Conventional solutions concerning two- and three-phase metering systems require expensive and cumbersome test separators, with associated high maintenance, and field personnel intervention. These conventional solutions do not lend themselves to continuous automated monitoring or metering. Moreover, with diminishing oil resources, oil companies are now frequently confronted with the need to recover hydrocarbons from marginally economical reservoirs. In order to ensure economic viability of these accumulations, the wells may have to be completed subsea, or crude oil from several wells sent to a common production facility with excess processing capacity. The economic constraints on such developments do not lend themselves to the continued deployment of three-phase separators as the primary measurement devices. Consequently, viable alternatives to three-phase separators are essential. Industry's response is the multiphase flow meter (MPFM).

==Historical Development==

The oil and gas industry began to be interested in developing MPFMs in the early 1980s, as measurement technology improved, and wellhead separators were costly. Depleting oil reserves, (More water and gas in the produced oil) along with smaller, deeper wells with higher water contents, saw the advent of increasingly frequent occurrences of multiphase flow where the single-phase meters were unable to provide accurate answers. After a lengthy gestation period, MPFMs capable of performing the required measurements became commercially available. Much of the early research was done at the Christian Michelsen research center in Bergen, Norway, and this work spawned a number of spin off companies in Norway leading to the Roxar / Emerson, Schlumberger, Framo, and MPM meters.

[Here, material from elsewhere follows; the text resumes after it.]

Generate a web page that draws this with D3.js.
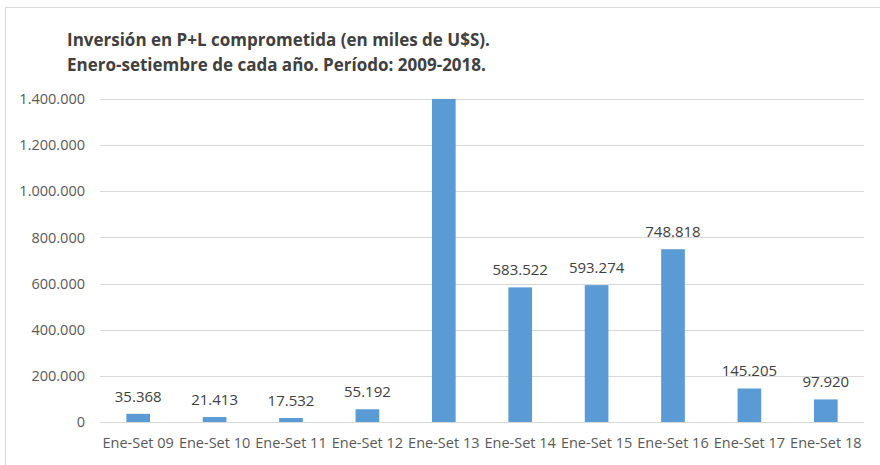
<!DOCTYPE html>
<html>
<head>
<meta charset="utf-8">
<script src="https://cdn.jsdelivr.net/npm/d3@7"></script>
<style>
  body { margin: 0; background: #fff; }
  text { font-family: "Open Sans", "Noto Sans", sans-serif; }
</style>
</head>
<body>
<div id="chart"></div>
<script>
// data
const categories = ["Ene-Set 09", "Ene-Set 10", "Ene-Set 11", "Ene-Set 12", "Ene-Set 13",
                    "Ene-Set 14", "Ene-Set 15", "Ene-Set 16", "Ene-Set 17", "Ene-Set 18"];
const values = [35368, 21413, 17532, 55192, 1650000, 583522, 593274, 748818, 145205, 97920];
const yTicks = [0, 200000, 400000, 600000, 800000, 1000000, 1200000, 1400000];
const titleLines = ["Inversión en P+L comprometida (en miles de U$S).",
                    "Enero-setiembre de cada año. Período: 2009-2018."];

const W = 880, H = 465;
const margin = {top: 99, right: 16, bottom: 43, left: 100};
const width = W - margin.left - margin.right;
const height = H - margin.top - margin.bottom;

const fmt = d3.formatLocale({decimal: ",", thousands: ".", grouping: [3], currency: ["", ""]}).format(",d");

const data = categories.map((c, i) => ({cat: c, value: values[i]}));

const svg = d3.select("#chart").append("svg")
    .attr("width", W)
    .attr("height", H);

// outer chart border
svg.append("rect")
    .attr("x", 5.5).attr("y", 7.5)
    .attr("width", W).attr("height", H)
    .attr("fill", "none")
    .attr("stroke", "#d9d9d9");

svg.selectAll(".title")
    .data(titleLines)
    .enter().append("text")
    .attr("class", "title")
    .attr("x", 67)
    .attr("y", (d, i) => 46 + i * 25)
    .attr("fill", "#404040")
    .style("font-size", "17px")
    .style("font-weight", "bold")
    .text(d => d);

const g = svg.append("g")
    .attr("transform", `translate(${margin.left},${margin.top})`);

const x = d3.scaleBand()
    .domain(categories)
    .range([0, width])
    .paddingInner(0.69)
    .paddingOuter(0.345);

const y = d3.scaleLinear()
    .domain([0, 1400000])
    .range([height, 0]);

// gridlines
g.append("g")
    .selectAll("line")
    .data(yTicks)
    .enter().append("line")
    .attr("x1", 0).attr("x2", width)
    .attr("y1", d => Math.round(y(d)) + 0.5)
    .attr("y2", d => Math.round(y(d)) + 0.5)
    .attr("stroke", "#d9d9d9");

// y axis labels
const yAxis = d3.axisLeft(y).tickValues(yTicks).tickFormat(fmt).tickSize(0).tickPadding(15);
g.append("g")
    .call(yAxis)
    .call(s => s.select(".domain").remove())
    .selectAll("text")
    .attr("fill", "#595959")
    .style("font-size", "14.5px");

// x axis labels
const xAxis = d3.axisBottom(x).tickSize(0).tickPadding(16);
g.append("g")
    .attr("transform", `translate(0,${height})`)
    .call(xAxis)
    .call(s => s.select(".domain").remove())
    .selectAll("text")
    .attr("fill", "#595959")
    .style("font-size", "14.5px");

const max = y.domain()[1];

// bars (clipped at top of value axis, like the original)
g.selectAll(".bar")
    .data(data)
    .enter().append("rect")
    .attr("class", "bar")
    .attr("x", d => x(d.cat))
    .attr("width", x.bandwidth())
    .attr("y", d => y(Math.min(d.value, max)))
    .attr("height", d => height - y(Math.min(d.value, max)))
    .attr("fill", "#5b9bd5");

// value labels (none for the clipped bar)
g.selectAll(".lbl")
    .data(data.filter(d => d.value <= max))
    .enter().append("text")
    .attr("class", "lbl")
    .attr("x", d => x(d.cat) + x.bandwidth() / 2)
    .attr("y", d => y(d.value) - 12)
    .attr("text-anchor", "middle")
    .attr("fill", "#404040")
    .style("font-size", "15px")
    .text(d => fmt(d.value));
</script>
</body>
</html>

ENI and Shell supported the development in Italy of the Pietro Fiorentini meter. Haimo introduced a meter with partial separation, making accurate measurement simpler, but at the expense of a physically larger device. Norway has remained a technology center for MPFM with the Norwegian Society for Oil and Gas Measurement (NFOGM) providing an academic and educational role. Since 1994, MPFM installation numbers have steadily increased as technology in the field has advanced, with substantial growth witnessed from 1999 onwards. A recent study estimated that there were approximately 2,700 MPFM applications including field allocation, production optimisation and mobile well testing in 2006.

A number of factors have instigated the recent rapid uptake of multiphase measurement technology: improved meter performances, decreases in meter costs, more compact meters enabling deployment of mobile systems, the need for sub sea metering, increases in oil prices and a wider assortment of operators. As the initial interest in multiphase flow metering came from the offshore industry, most of the multiphase metering activity was concentrated in the North Sea. However, the present distribution of multiphase flow meters is much more diverse.

Most modern meters combine a venturi flow rate meter, with a gamma densitometer, and some meters have additional measurements for water salinity. The meter measures the flow rates at line pressures, which are typically orders of magnitude greater than atmospheric pressure, but the meter must report the oil and gas volumes at standard (atmospheric) pressure and temperature. The meter must thus know the Pressure / Volume / Temperature properties of the oil, to add to the measured gas rate at line pressure the additional gas that would be liberated from the oil at atmospheric pressure, and also know the loss in oil volume from the release of that gas in conversion to standard conditions. With co-mingled flow from oil zones with differing PVT response, and different water salinities and hence densities, this PVT uncertainty may be the largest source of error in the measurement.

The introduction of the multiport selector valve (MSV) also facilitated the automation of the use of MPFMs, but this can also be achieved with conventional valving designs for well tests. MSVs are particularly suitable for onshore pad drilling, and where many nearby wells have similar pressures, and allow MPFMs to be shared between groups of wells. Subsea meters typically use conventional subsea valve designs, to ensure maintainability.

== Unconventional Solutions - SONAR Multiphase Measurement ==

Measurement and interpretation of 2 and 3 phase multiphase flow can also be achieved by using alternative flow measurement technologies such as SONAR. SONAR meters apply the principles of underwater acoustics to measure flow regimes and; can be clamped on to wellheads and flow lines to measure the bulk (mean) fluid velocity of the total mixture which is then post-processed and analyzed along with wellbore compositional information and process conditions to infer the flow rates of each individual phase. This approached can be used in various applications such as black oil, gas condensate and wet gas.

==Market==

Industry experts have forecast that MPFMs will become feasible on an installation per well basis when their capital cost falls to around US$40,000 – US$60,000. The cost of MPFMs today remains in the range of US$100,000 – US$500,000 (varying with onshore/offshore, topside/subsea, the physical dimensions of the meter and the number of units ordered). Installation of these MPFMs can cost up to 25% of the hardware cost and associated operating costs are estimated at between US$20,000 and $40,000 per year.

A number of novel multiphase metering techniques, employing a variety of technologies, have been developed which eliminate the need for three-phase separator deployment. These MPFMs offer substantial economic and operating advantages over their phase separating predecessor. Nevertheless, it is still widely recognised that no single MPFM on the market can meet all multiphase metering requirements.